Currently i am unable to load original pdf document using GemBox. it gives me below error in image. and I am using Acrobat 9.
I have tried using 8/16/2018 fixes too. Any suggestion will be highly appreciated.
Basic Code i am using is,
using GemBox.Document;
using System;
namespace Pdf2Text
{
class Program
{
[STAThread]
static void Main(string[] args)
{
ComponentInfo.SetLicense("My-License");
DocumentModel document = null;
document = DocumentModel.Load(@"E:\data\testing\HA021.pdf");
document.Save(@"E:\data\testing\HA021.docx");
}
}
}
EDIT:
In the newer versions of GemBox.Document there is another PDF reader that is intended for high-fidelity tasks, see Convert PDF to Word.
Here is how to use it:
var document = DocumentModel.Load("Sample.pdf",
new PdfLoadOptions() { LoadType = PdfLoadType.HighFidelity });
document.Save("Sample.docx");
ORIGINAL:
The current implementation of PDF reader in GemBox.Document is still in beta and cannot handle this PDF feature, "iref streams" which are cross-reference tables stored in streams.

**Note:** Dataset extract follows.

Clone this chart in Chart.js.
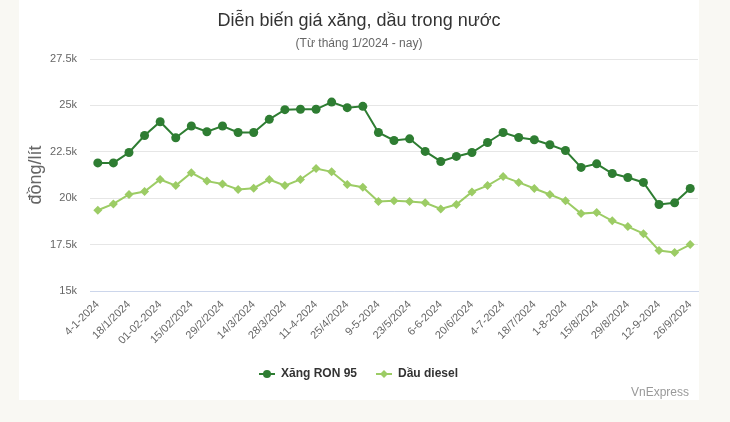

However, GemBox.Pdf can handle cross-reference streams so as a workaround you could do something like the following:
// Load PDF with GemBox.Pdf.
var pdfDocument = PdfDocument.Load("Sample.pdf");
pdfDocument.SaveOptions.CrossReferenceType = PdfCrossReferenceType.Table;
// Save PDF with GemBox.Pdf.
var pdfStream = new MemoryStream();
pdfDocument.Save(pdfStream);
// Load PDF with GemBox.Document.
var document = DocumentModel.Load(pdfStream, LoadOptions.PdfDefault);
Last regarding the conversion of PDF to DOCX, GemBox.Document's PDF reader is currently intended for extracting text and tables from PDF files, it's not intended for any high fidelity requirement.